Sim-to-Real Transfer: Bridging the Reality Gap

4 minute read

Published:

TL;DR: Training robot policies entirely in simulation is safe and scalable, but the "reality gap" — discrepancies between simulated and real physics — causes policies to fail when deployed. Domain randomisation, domain adaptation, and careful system identification are the main strategies used to bridge this gap, as demonstrated dramatically by OpenAI Dactyl's in-hand cube manipulation.
Sim-to-real transfer with Dactyl
OpenAI Dactyl: sim-to-real transfer for dexterous manipulation (Andrychowicz et al., 2019)

The Reality Gap

Modern physics simulators (MuJoCo, Isaac Gym, PyBullet) enable massively parallel training of robot policies at virtually zero cost and with no hardware risk. A policy can experience millions of episodes in hours of simulation time that would take months on real hardware.

The catch is the reality gap: simulators approximate the real world, and these approximations matter. Friction coefficients, motor backlash, sensor noise, contact dynamics, and rendering artifacts all differ between simulation and reality. A policy that exploits simulator quirks — a common outcome of deep RL — will fail catastrophically when those quirks disappear.

Domain Randomisation

Domain randomisation (Tobin et al. 2017) addresses the reality gap by training policies across a wide distribution of simulated environments with randomised physical parameters. If the real world is just another sample from this distribution — or close to it — the policy must be robust enough to handle it.

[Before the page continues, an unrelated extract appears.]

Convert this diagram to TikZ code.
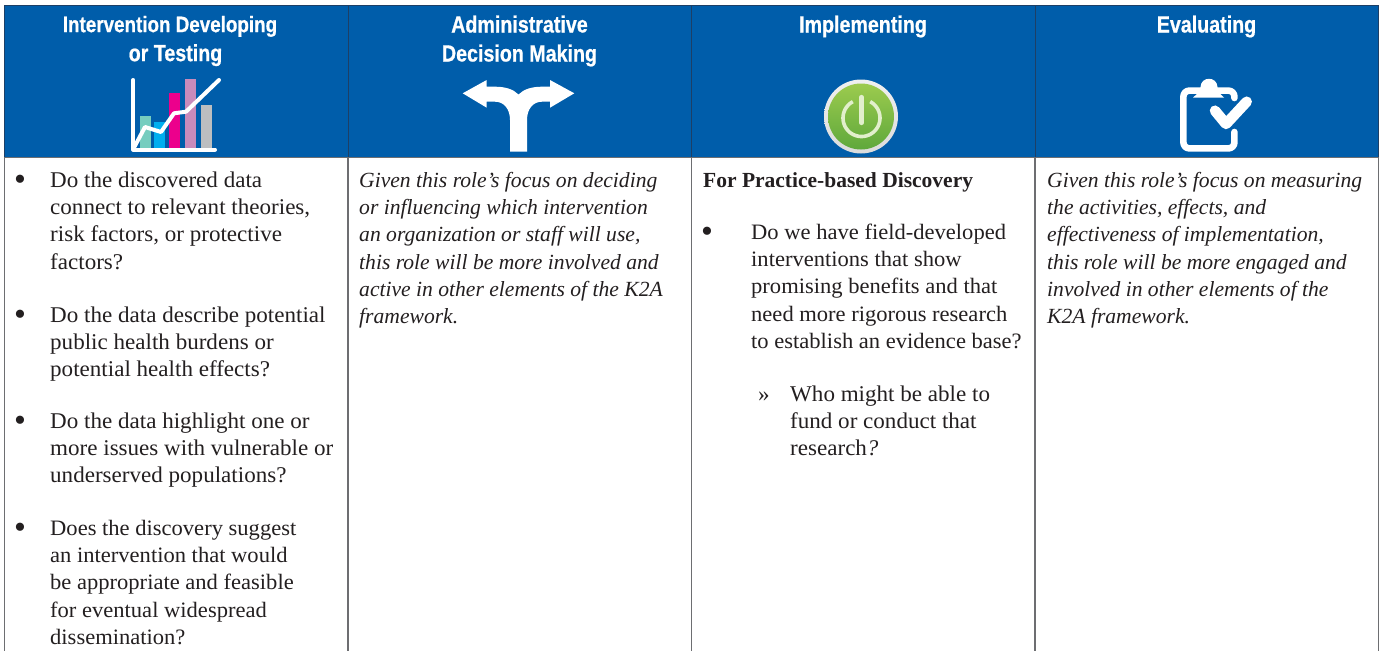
\documentclass[tikz,border=0pt]{standalone}
\usepackage{fontspec}
\setmainfont{Liberation Serif}
\newfontfamily\bodyfont[FakeStretch=1.025]{Liberation Serif}
\newfontfamily\headfont[FakeStretch=0.84,BoldFeatures={FakeBold=0.7}]{Liberation Sans}
\definecolor{headblue}{HTML}{005DAA}
\definecolor{rulegray}{HTML}{6D6E71}
\definecolor{rulenavy}{HTML}{1D3F66}
\definecolor{inkblack}{HTML}{231F20}
\definecolor{barteal}{HTML}{76CDBF}
\definecolor{barblue}{HTML}{00AEEF}
\definecolor{barpink}{HTML}{EC008C}
\definecolor{barpurple}{HTML}{C98BBB}
\definecolor{bargray}{HTML}{BCBEC0}
\definecolor{btnlight}{HTML}{9CCB4E}
\definecolor{btndark}{HTML}{5FA83C}
\definecolor{btnring}{HTML}{E2EFCC}
\tikzset{
  x=1pt,y=-1pt,
  headtext/.style={font=\headfont\bfseries\fontsize{23.4}{29}\selectfont,text=white,align=center,inner sep=0pt,anchor=center},
  bodytext/.style={font=\bodyfont\fontsize{22.5}{27.3}\selectfont,text=inkblack,align=left,inner sep=0pt,anchor=north west},
  bodytight/.style={bodytext,font=\bodyfont\fontsize{22}{27.3}\selectfont},
  bodyital/.style={bodytext,font=\rmfamily\itshape\fontsize{21.6}{27.3}\selectfont},
  bodybold/.style={bodytext,font=\rmfamily\bfseries\fontsize{21.5}{27.3}\selectfont},
  bullettext/.style={bodytext,font=\rmfamily\fontsize{34}{27.3}\selectfont},
  rulev/.style={draw=rulegray,line width=1.2pt},
  iconline/.style={draw=white,line width=4pt,line cap=round,line join=round},
}
\newcommand{\bigbullet}{\strut\raisebox{-3.2pt}{•}}
\begin{document}
\begin{tikzpicture}
\useasboundingbox (0,0) rectangle (1382,651);
\fill[white] (0,0) rectangle (1382,651);
\fill[headblue] (4,5.5) rectangle (1378.5,157);
\foreach \x in {4.3,348,691.5,1035,1378.5}{
  \draw[rulev] (\x,157) -- (\x,651);
  \draw[rulenavy,line width=1pt] (\x,5.5) -- (\x,157);
}
\draw[rulegray,line width=1.2pt] (4,157.5) -- (1378.5,157.5);
\draw[rulenavy,line width=.8pt] (4,5.5) -- (1378.5,5.5);
\node[headtext] (h1) at (170,41) {{\fontsize{22.4}{29}\selectfont Intervention Developing}\\\hspace*{11pt}or Testing};
\node[headtext] (h2) at (519.5,41) {Administrative\\Decision Making};
\node[headtext] (h3) at (863,26.5) {Implementing};
\node[headtext] (h4) at (1206.5,26.5) {Evaluating};
% chart icon
\fill[barteal] (140,116) rectangle (151,147.5);
\fill[barblue] (154,122) rectangle (165,147.5);
\fill[barpink] (169,93) rectangle (180,147.5);
\fill[barpurple] (185,79) rectangle (196,147.5);
\fill[bargray] (201,105) rectangle (212,147.5);
\draw[iconline] (133.3,80) -- (133.3,149.5) -- (215,149.5);
\draw[iconline] (133.3,149) -- (145,127) -- (161,132) -- (174,113.3) -- (186,111.7) -- (219,80);
% fork arrow icon
\fill[white] (462.7,93.3) -- (486.7,80) -- (486.7,86.7) -- (495,86.7)
  .. controls (505,86.7) and (513,89) .. (518.5,94.5)
  .. controls (524,89) and (532,86.7) .. (542,86.7)
  -- (550,86.7) -- (550,80) -- (574.3,93.3) -- (550,107.7) -- (550,101.7) -- (542,101.7)
  .. controls (533,101.7) and (527,109) .. (527,120)
  -- (527,151.7) -- (510,151.7) -- (510,120)
  .. controls (510,109) and (504,101.7) .. (495,101.7)
  -- (486.7,101.7) -- (486.7,107.7) -- cycle;
% power button icon
\shade[top color=white!88!gray,bottom color=white!72!gray] (861,116.5) circle[radius=37];
\shade[top color=btnlight,bottom color=btndark] (861,116.5) circle[radius=33];
\draw[btnring,line width=3.6pt] plot[smooth,samples=50,domain=-62:242] ({861.5+18.5*cos(\x)},{118+18.5*sin(\x)});
\draw[btnring,line width=4.2pt,line cap=round] (861.5,97) -- (861.5,123);
% clipboard icon
\draw[white,line width=6.6pt,line cap=round,line join=round,rounded corners=6pt]
  (1234.4,98) -- (1234.4,90.6) -- (1183.4,90.6) -- (1183.4,148.4) -- (1234.4,148.4) -- (1234.4,132);
\fill[white] (1193,97.5) .. controls (1197,94) and (1200,92) .. (1200.5,87)
  .. controls (1201,76) and (1217,76) .. (1217.5,87)
  .. controls (1218,92) and (1220,94) .. (1224,97.5) -- cycle;
\draw[white,line width=10.5pt,line cap=round,line join=round] (1215,110.7) -- (1226,124) -- (1246.7,101.7);
% column 1
\node[bullettext] (b1) at (14,167.9) {\bigbullet};
\node[bodytext] (t1) at (50,167.9) {\strut Do the discovered data\\connect to relevant theories,\\risk factors, or protective\\factors?};
\node[bullettext] (b2) at (14,302.9) {\bigbullet};
\node[bodytext] (t2) at (50,302.9) {\strut Do the data describe potential\\public health burdens or\\potential health effects?};
\node[bullettext] (b3) at (14,408.9) {\bigbullet};
\node[bodytext] (t3) at (50,408.9) {\strut Do the data highlight one or\\more issues with vulnerable or\\underserved populations?};
\node[bullettext] (b4) at (14,515.9) {\bigbullet};
\node[bodytight] (t4) at (50,515.9) {\strut Does the discovery suggest\\an intervention that would\\be appropriate and feasible\\for eventual widespread\\dissemination?};
% column 2
\node[bodyital] (t5) at (359,167.9) {\strut Given this role’s focus on deciding\\or influencing which intervention\\an organization or staff will use,\\this role will be more involved and\\active in other elements of the K2A\\framework.};
% column 3
\node[bodybold] (t6) at (703,167.9) {\strut For Practice-based Discovery};
\node[bullettext] (b5) at (701,219.9) {\bigbullet};
\node[bodytight] (t7) at (751,219.9) {\strut Do we have field-developed\\interventions that show\\promising benefits and that\\need more rigorous research\\to establish an evidence base?};
\node[bodytext] (b6) at (758,381.9) {\strut »};
\node[bodytext] (t8) at (790,381.9) {\strut Who might be able to\\fund or conduct that\\research{\rmfamily\itshape ?}};
% column 4
\node[bodyital] (t9) at (1047,167.9) {\strut Given this role’s focus on measuring\\the activities, effects, and\\effectiveness of implementation,\\this role will be more engaged and\\involved in other elements of the\\K2A framework.};
\end{tikzpicture}
\end{document}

Parameters commonly randomised include:

  • Dynamics: friction, mass, inertia, joint damping, actuator gains
  • Perception: lighting, object textures, camera pose, sensor noise
  • Delays: action latency, observation delays
π* = argmax_π E_{ξ ~ P(Ξ)} [ J(π, ξ) ]

where \(\xi\) denotes the randomised environment parameters sampled from a prior distribution \(P(\Xi)\). The resulting policy must succeed across all sampled environments, pushing it toward strategies that are inherently robust rather than finely tuned to one simulator’s behaviour.

Key Insight: Domain randomisation replaces exact simulation accuracy with breadth. Instead of making the simulator perfectly match reality, it makes reality a special case the policy has already encountered in some form during training. The policy learns to ignore simulator-specific cues and focus on task-relevant features.

OpenAI Dactyl

The most striking demonstration of sim-to-real transfer is OpenAI Dactyl (Andrychowicz et al. 2019, arXiv:1808.00177). Dactyl trained a Shadow Dexterous Hand to manipulate a Rubik’s Cube using only simulated experience with massive domain randomisation, then deployed the learned policy on the real robotic hand zero-shot.

Key design choices included:

  • Randomising over 100 physical parameters per training episode
  • Using asymmetric actor-critic: the critic sees privileged simulation state; the actor sees only realistic observations
  • LSTM-based policy to implicitly adapt to the current environment instance
  • Automatic Domain Randomisation (ADR), which progressively expands the randomisation range as the policy improves

The result: a policy that had never touched real hardware successfully solved in-hand manipulation tasks that previously required years of specialised robotics engineering.

Domain Adaptation

An alternative to randomisation is domain adaptation: explicitly aligning the simulation and real domains using data from both. Approaches include:

  • Feature-level adaptation: train a domain-agnostic encoder such that simulation and real observations map to the same feature space (via adversarial training or maximum mean discrepancy).
  • Image-to-image translation: use CycleGAN or similar to translate simulated images to realistic ones before passing to a policy trained on realistic images.
  • Pixel randomisation: replace simulated textures with random natural images at training time (randomised-to-canonical adaptation).

System Identification

System identification (SysID) takes the complementary approach: instead of randomising over parameters, measure the real system’s parameters precisely and build a high-fidelity simulation that closely matches reality. SysID methods fit simulation parameters to minimise the discrepancy between simulated and real trajectories under identical inputs. The challenge is that some real-world phenomena (cable routing, long-range contact, fluid dynamics) resist compact parameterisation.

Modern approaches combine SysID with residual models: a physics simulation captures coarse dynamics, and a learned residual corrects remaining errors.

References

  • Andrychowicz, M., et al. (2019). Learning dexterous in-hand manipulation. IJRR, 39(1), 3–20. arXiv:1808.00177.
  • Tobin, J., et al. (2017). Domain randomisation for transferring deep neural networks from simulation to the real world. IROS 2017.
  • Peng, X. B., et al. (2018). Sim-to-real transfer of robotic control with dynamics randomisation. ICRA 2018.
  • Bousmalis, K., et al. (2018). Using simulation and domain adaptation to improve efficiency of deep robotic grasping. ICRA 2018.
  • Ramos, F., et al. (2019). BayesSim: Adaptive domain randomisation via probabilistic inference for robotics simulators. RSS 2019.